Not a Costco member? Shoppers have tips to skip new entry scanners

Nothing gets California shoppers more fired up than changes at their beloved weekend hangout, Costco.

The club is rolling out new technology to keep nonmembers from venturing inside.

Entry scanners are popping up at warehouses nationwide. Shoppers must pass their membership card under the scanner in order to enter the store.

That means no more cheap pizza, hotdogs and diet-busting chocolate chip cookies at the food court — and no more sharing the deep discounts found in the warehouse aisles.

Employees will be watching for a matching face to appear on a tablet device positioned behind the scanner. If the face doesn’t match the membership, shoppers can expect a staffer to turn them away, offer up a membership or another line to get a new photo taken.

Why the sudden pivot by Costco?

In an earnings call in March, Richard Galanti, the company’s outgoing chief financial officer, said the company is paying more attention to membership sharing after relaxing the rules during the pandemic.
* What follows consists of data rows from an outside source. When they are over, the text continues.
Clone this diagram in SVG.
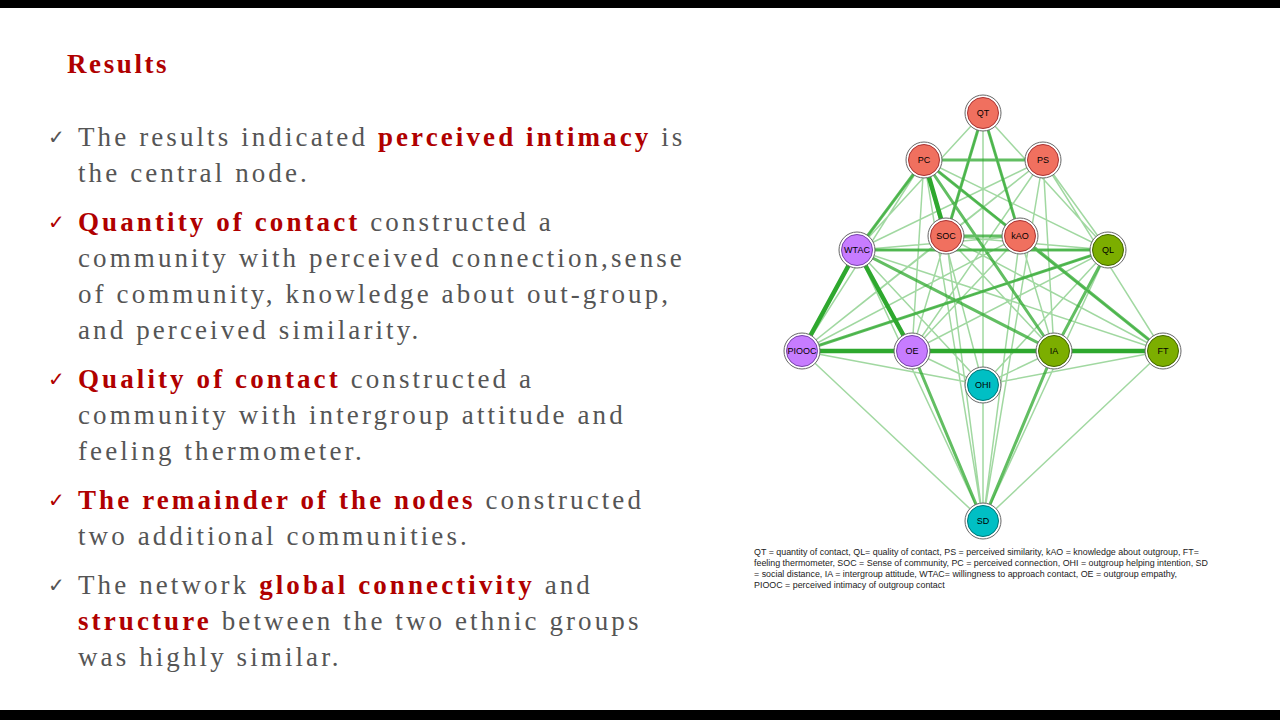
<svg xmlns="http://www.w3.org/2000/svg" width="1280" height="720" viewBox="0 0 1280 720">
<style>
.t{font-family:"Liberation Serif",serif;font-size:27px;fill:#555;letter-spacing:3.1px}
.h{fill:#b00000;font-weight:bold}
.c{font-family:"DejaVu Sans",sans-serif;font-size:20px;fill:#555}
.c2{font-family:"DejaVu Sans",sans-serif;font-size:20px;fill:#b00000}
.n{font-family:"Liberation Sans",Arial,sans-serif;font-size:9px;text-anchor:middle;dominant-baseline:central}
.e{stroke:#2ea82e;fill:none}
.l{font-family:"Liberation Sans",Arial,sans-serif;font-size:8.9px;fill:#222}
</style>
<rect width="1280" height="720" fill="#fff"/>
<rect width="1280" height="8" fill="#000"/>
<rect y="710" width="1280" height="10" fill="#000"/>
<text x="67" y="73" font-family="Liberation Serif,serif" font-size="27" font-weight="bold" fill="#b00000" letter-spacing="2.6">Results</text>
<text class="c" x="48" y="144">✓</text>
<text class="c2" x="48" y="229">✓</text>
<text class="c2" x="48" y="386">✓</text>
<text class="c2" x="48" y="507">✓</text>
<text class="c" x="48" y="592">✓</text>
<g class="t">
<text x="78" y="146">The results indicated <tspan class="h">perceived intimacy</tspan> is</text>
<text x="78" y="182">the central node.</text>
<text x="78" y="231"><tspan class="h">Quantity of contact</tspan> constructed a</text>
<text x="78" y="267">community with perceived connection,sense</text>
<text x="78" y="303">of community, knowledge about out-group,</text>
<text x="78" y="339">and perceived similarity.</text>
<text x="78" y="388"><tspan class="h">Quality of contact</tspan> constructed a</text>
<text x="78" y="424">community with intergroup attitude and</text>
<text x="78" y="460">feeling thermometer.</text>
<text x="78" y="509"><tspan class="h">The remainder of the nodes</tspan> constructed</text>
<text x="78" y="545">two additional communities.</text>
<text x="78" y="594">The network <tspan class="h">global connectivity</tspan> and</text>
<text x="78" y="630"><tspan class="h">structure</tspan> between the two ethnic groups</text>
<text x="78" y="666">was highly similar.</text>
</g>
<g id="connectors">
<g class="e" stroke-width="1.5" stroke-opacity="0.45">
<path d="M983 113L946 236M983 113L857 250M983 113L1108 250M983 113L912 351M983 113L1054 351M983 113L983 385M983 113L1020 236M924 160L1020 236M924 160L1108 250M924 160L857 250M924 160L802 351M924 160L912 351M924 160L1163 351M924 160L983 385M1043 160L946 236M1043 160L857 250M1043 160L1108 250M1043 160L912 351M1043 160L1054 351M1043 160L1163 351M1043 160L802 351M946 236L1108 250M946 236L802 351M946 236L1054 351M946 236L1163 351M946 236L983 521M1020 236L857 250M1020 236L802 351M1020 236L912 351M1020 236L983 521M857 250L1108 250M857 250L1163 351M857 250L983 385M1108 250L802 351M1108 250L912 351M1108 250L983 385M1108 250L857 250M802 351L983 385M912 351L1163 351M912 351L983 385M1054 351L983 385M1163 351L983 385M983 385L983 521M802 351L983 521M1163 351L983 521M857 250L983 521M1108 250L983 521M924 160L983 521M1043 160L983 521"/>
</g>
<g class="e" stroke-width="3" stroke-opacity="0.75">
<path d="M924 160L1043 160M983 113L1020 236M983 113L946 236M924 160L946 236M924 160L1054 351M924 160L1163 351M946 236L1020 236M857 250L1054 351M1108 250L1054 351M1108 250L802 351M1020 236L1163 351M912 351L983 521M1054 351L983 521M802 351L1108 250M857 250L1108 250M924 160L857 250"/>
</g>
<g class="e" stroke-width="4.5" stroke="#1f9a1f">
<path d="M802 351L912 351M802 351L857 250M857 250L912 351M912 351L1054 351M1054 351L1163 351M924 160L946 236"/>
</g>
</g>
<g id="QT"><circle cx="983" cy="113" r="18" fill="#fff" stroke="#666"/><circle cx="983" cy="113" r="15.5" fill="#f0705f" stroke="#a33"/><text class="n" x="983" y="113">QT</text></g>
<g id="PC"><circle cx="924" cy="160" r="18" fill="#fff" stroke="#666"/><circle cx="924" cy="160" r="15.5" fill="#f0705f" stroke="#a33"/><text class="n" x="924" y="160">PC</text></g>
<g id="PS"><circle cx="1043" cy="160" r="18" fill="#fff" stroke="#666"/><circle cx="1043" cy="160" r="15.5" fill="#f0705f" stroke="#a33"/><text class="n" x="1043" y="160">PS</text></g>
<g id="SOC"><circle cx="946" cy="236" r="18" fill="#fff" stroke="#666"/><circle cx="946" cy="236" r="15.5" fill="#f0705f" stroke="#a33"/><text class="n" x="946" y="236">SOC</text></g>
<g id="kAO"><circle cx="1020" cy="236" r="18" fill="#fff" stroke="#666"/><circle cx="1020" cy="236" r="15.5" fill="#f0705f" stroke="#a33"/><text class="n" x="1020" y="236">kAO</text></g>
<g id="WTAC"><circle cx="857" cy="250" r="18" fill="#fff" stroke="#666"/><circle cx="857" cy="250" r="15.5" fill="#c77cff" stroke="#74a"/><text class="n" x="857" y="250">WTAC</text></g>
<g id="QL"><circle cx="1108" cy="250" r="18" fill="#fff" stroke="#666"/><circle cx="1108" cy="250" r="15.5" fill="#7cae00" stroke="#460"/><text class="n" x="1108" y="250">QL</text></g>
<g id="PIOOC"><circle cx="802" cy="351" r="18" fill="#fff" stroke="#666"/><circle cx="802" cy="351" r="15.5" fill="#c77cff" stroke="#74a"/><text class="n" x="802" y="351">PIOOC</text></g>
<g id="OE"><circle cx="912" cy="351" r="18" fill="#fff" stroke="#666"/><circle cx="912" cy="351" r="15.5" fill="#c77cff" stroke="#74a"/><text class="n" x="912" y="351">OE</text></g>
<g id="IA"><circle cx="1054" cy="351" r="18" fill="#fff" stroke="#666"/><circle cx="1054" cy="351" r="15.5" fill="#7cae00" stroke="#460"/><text class="n" x="1054" y="351">IA</text></g>
<g id="FT"><circle cx="1163" cy="351" r="18" fill="#fff" stroke="#666"/><circle cx="1163" cy="351" r="15.5" fill="#7cae00" stroke="#460"/><text class="n" x="1163" y="351">FT</text></g>
<g id="OHI"><circle cx="983" cy="385" r="18" fill="#fff" stroke="#666"/><circle cx="983" cy="385" r="15.5" fill="#00bfc4" stroke="#077"/><text class="n" x="983" y="385">OHI</text></g>
<g id="SD"><circle cx="983" cy="521" r="18" fill="#fff" stroke="#666"/><circle cx="983" cy="521" r="15.5" fill="#00bfc4" stroke="#077"/><text class="n" x="983" y="521">SD</text></g>
<g class="l">
<text x="754" y="555">QT = quantity of contact, QL= quality of contact, PS = perceived similarity, kAO = knowledge about outgroup, FT=</text>
<text x="754" y="566">feeling thermometer, SOC = Sense of community, PC = perceived connection, OHI = outgroup helping intention, SD</text>
<text x="754" y="577">= social distance,  IA = intergroup attitude, WTAC= willingness to approach contact, OE = outgroup empathy,</text>
<text x="754" y="588">PIOOC = perceived intimacy of outgroup contact</text>
</g>
</svg>
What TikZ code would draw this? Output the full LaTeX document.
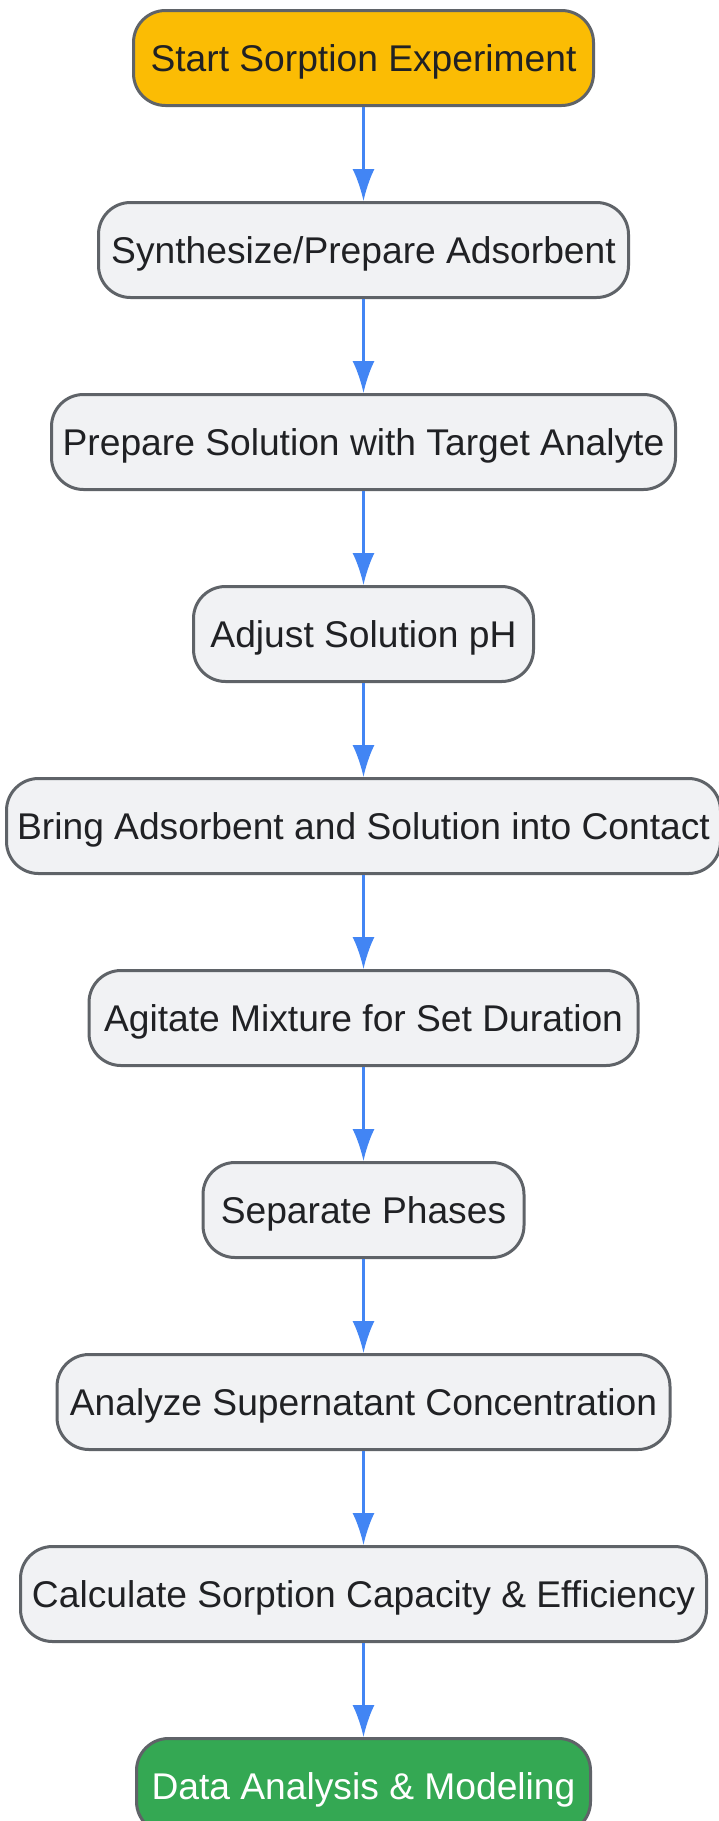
\documentclass[tikz,border=0pt]{standalone}
\usepackage{fontspec}
\setmainfont{Liberation Sans}
\usetikzlibrary{arrows.meta}
\definecolor{boxfill}{HTML}{F1F2F4}
\definecolor{boxline}{HTML}{5F6368}
\definecolor{startfill}{HTML}{FBBC04}
\definecolor{endfill}{HTML}{34A853}
\definecolor{arrowblue}{HTML}{4285F4}
\definecolor{txt}{HTML}{202124}
\tikzset{
  x=1pt,y=-1pt,
  stepbox/.style={draw=boxline, line width=3pt, fill=boxfill, rounded corners=32pt,
    minimum height=95pt, inner sep=0pt, text=txt, text height=27pt, text depth=0pt,
    font=\fontsize{37.2}{44}\selectfont},
  startbox/.style={stepbox, fill=startfill},
  endbox/.style={stepbox, fill=endfill, text=white},
  flow/.style={draw=arrowblue, line width=2.4pt,
    -{Latex[length=32pt,width=22pt]}, shorten >=0pt}
}
\begin{document}
\begin{tikzpicture}
\useasboundingbox (0,0) rectangle (718,1821);
\node[startbox, minimum width=460pt] (n1) at (363.5,58) {Start Sorption Experiment};
\node[stepbox, minimum width=530pt] (n2) at (363.5,250) {Synthesize/Prepare Adsorbent};
\node[stepbox, minimum width=624pt] (n3) at (363.5,442) {Prepare Solution with Target Analyte};
\node[stepbox, minimum width=340pt] (n4) at (363.5,634) {Adjust Solution pH};
\node[stepbox, minimum width=714pt] (n5) at (363.5,826) {Bring Adsorbent and Solution into Contact};
\node[stepbox, minimum width=549pt] (n6) at (363.5,1018) {Agitate Mixture for Set Duration};
\node[stepbox, minimum width=321pt] (n7) at (363.5,1210) {Separate Phases};
\node[stepbox, minimum width=613pt] (n8) at (363.5,1402) {Analyze Supernatant Concentration};
\node[stepbox, minimum width=686pt] (n9) at (363.5,1594) {Calculate Sorption Capacity \& Efficiency};
\node[endbox, minimum width=454pt] (n10) at (363.5,1786) {Data Analysis \& Modeling};
\foreach \a/\b in {n1/n2,n2/n3,n3/n4,n4/n5,n5/n6,n6/n7,n7/n8,n8/n9,n9/n10}
  \draw[flow] (\a.south) -- (\b.north);
\end{tikzpicture}
\end{document}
The launch of self-checkout also meant shoppers could flash a card at the door and pay at a register without an employee realizing they’re not members.

“And so there’s probably an increasing but still small level of abuse of that privilege,” Galanti said. “We also had complaints from members saying, ‘I pay. Why shouldn’t they?’ So the view was we needed to just shore that up a little bit, and we did.”